The big short-term loser was the financial industry. You can easily see that in the reaction of the Swiss Stock Exchange.
SMI Swiss Market Index
In two days the Swiss stock market plunged 1375 points, from a high of 9274 to a close of 7899, a decline of nearly 15%.
Pressure Cookers and Central Bank Sponsored Stability
In a matter of minutes the Swiss franc plunged as much as 40%. Such is the nature of foolish attempts by central bankers to control volatility.
Brokerage Firm Gets Rescue
By attempting to keep things stable, the central bank created huge winners and losers on financial speculation.
For example, broker FXCM required a $300 million bailout to stay afloat.
In the quote of the day (going back to December), Drew Niv, FXCM’s chief executive officer said “Without leverage no one would trade“. Niv argued in favor of 50-1 leverage over proposed 10-1 leverage.
Niv got his way, and needed a huge bailout.
For details, please see Quote of the Day: “Currencies Don’t Move Much.
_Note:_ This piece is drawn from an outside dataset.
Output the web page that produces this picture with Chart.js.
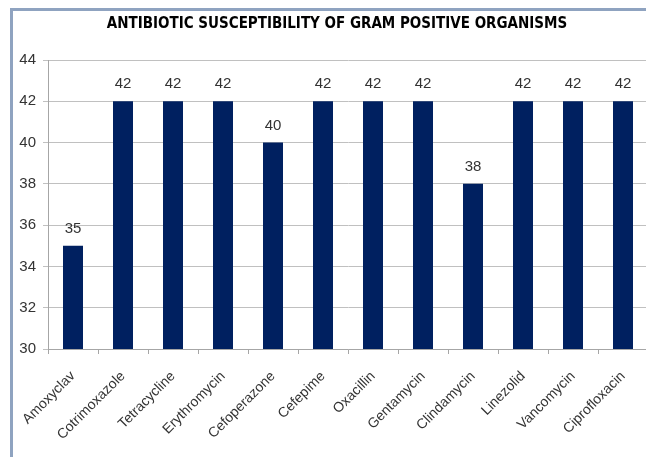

Without Leverage, No One Would Trade”
It Only Takes One
Also consider the biggest known loser to-date. Hedge fund manager Marko Dimitrijevic and his $830 million Everest Capital’s Global Fund that lost everything overnight.
This Swiss Franc peg story goes far beyond speculation on the Swiss franc. How many hundreds of billions of euros were bet on individual stocks? And what about interest rate bets?
Like the Swiss franc, volatility on interest rates was also amazingly low. But yields plunged across the board, and so did potential wins and losses.
Currency-Wise Who Won?
It’s widely believed that for every loser on financial speculation there is a corresponding winner. Under this theory, it’s a zero-sum game, with market-makers taking a slice out of every transaction.
Certainly, there were record net short bets on the Swiss franc by speculators. And market makers have to take the other side of client bets. It’s what they do. For every long contract, there is an offsetting short contract. So presumably the market makers were the winners.
Not so fast. Market makers hedge (at least they are supposed to). If the market makers had perfect hedges or nearly so, they broke even and all the winners (and losers) were on the speculative side of the trade.
Thus, it is not necessarily true that anyone had to win!
But perfect hedging is impossible.
Depending on imprecise hedges, not only on the franc, but also on related interest rate bets and derivative bets on Swiss equities, there is ample room for market maker wins and losses on moves of this magnitude.
I suspect the reported losses by Citigroup etc., were combined losses on all of the above. Perhaps some market makers lost more on equities and interest rates bets than they made being forced-long on Swiss franc futures.
Comparison to Gold and Silver
The above is essentially the same setup as with gold and silver futures. How many times did we hear “If silver rises to $10, then $15, then $20, then $30, then $35 … it will blow the commercial shorts out of the water”.
It never happened and I maintain it never would, because the market makers were hedged.
But hedging does not imply no market manipulation, and on that score, I believe there was manipulation (in both directions, up and down).
Swiss Franc Winners
Even though there were net record shorts in Swiss francs, some individual speculators were long. Since no one has stepped forward, they were likely small individual speculators or small hedge funds with relatively small positions.
Unless and until a big player steps forward, that is the most likely outcome.
On the non-financial side, here is a clear cut winner: Lawyers. Lawsuits of all kinds will likely fly in the wake of this fiasco.
The 90% Lost
More broadly speaking (in reference to central bank tactics in general), the 90% lost. Central bank induced volatility, inflation policies, and interest rate manipulations benefits those with first access to money: the banks, the political class, and the already wealthy. Everyone else loses.